Of 2017: The Most Fun Game

Of 2017: The Most Fun Game

There isn’t a whole lot to say about gaming in 2017 for me. Statistically I played fewer games than any year since I started tracking my playtime in 2011. The final count for 2017 was 62 games, the vast majority of which were from years (and decades) past. So which of the eleven 2017 new releases did I like the most?

I thought about it a lot over the last month and whenever I did my mind kept coming back to one game, Crossout. I still wasn’t certain until just last week when I came back to the game after months of absence to record the music. Being a free-to-play, multiplayer title it will eventually disappear and above all I couldn’t let that fantastic music go.

Like all free-to-play games, logging back in resulted in a dozen new pop-up messages about events started and ended, rebalance changes, and a completely new interface. Jumping into a game for old time’s sake I immediately found my little truck with conventional weapons overpowered by plasma guns, vehicles made out of NASA rover parts, and hovercraft.
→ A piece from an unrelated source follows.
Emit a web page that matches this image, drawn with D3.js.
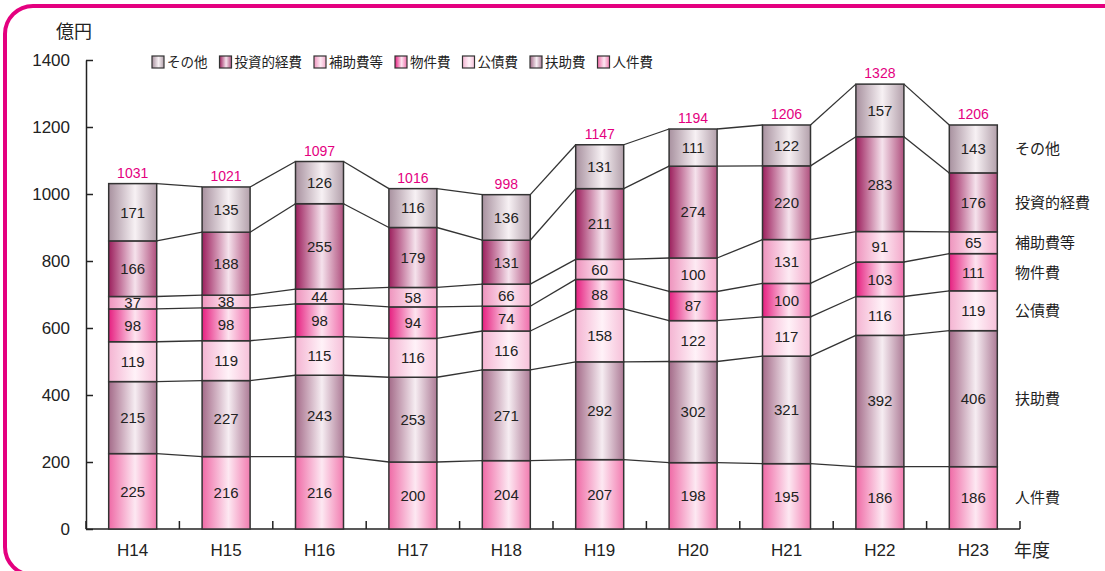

But dammit, the game was still fun!

 

There is nothing quite like it: a team-based, battle version of Banjo-Kazooie: Nuts & Bolts where everyone crafts their vehicles out of individual pieces. For every OP, plasma-throwing Mars rover there were still as many questionable, wild, and ridiculous builds: Top-heavy gun towers, squirrely micro-cars with a single gun, iron beasts with one of each weapon type, and everything in between.

The first few months with the game benefited from the mysterious newness that comes with a fresh multiplayer title as well as playing it side by side with Katy. We would bounce ideas off of one another and try to find the mythical “best build” for each game mode. She always took the time to add a jack to her builds, an item that would allow her to flip upright if she toppled over. I never sacrificed the power that the jack requires and naturally flipped over all the time. Playing it again just last week I immediately up-ended my faithful old truck and Katy’s quick “criticisms” reminded me of all those great times with the game through the Summer.

Yes, it was more fun than Super Mario Odyssey, it was more special than NieR: Automata, and it was more satisfying than Wolfenstein 2. I never thought I’d say it but my heart apparently always knew: Crossout was my favorite game of 2017. I hope to keep up with it for a little longer as well, knocking out a few more Trophies and testing out those new space rover parts for myself.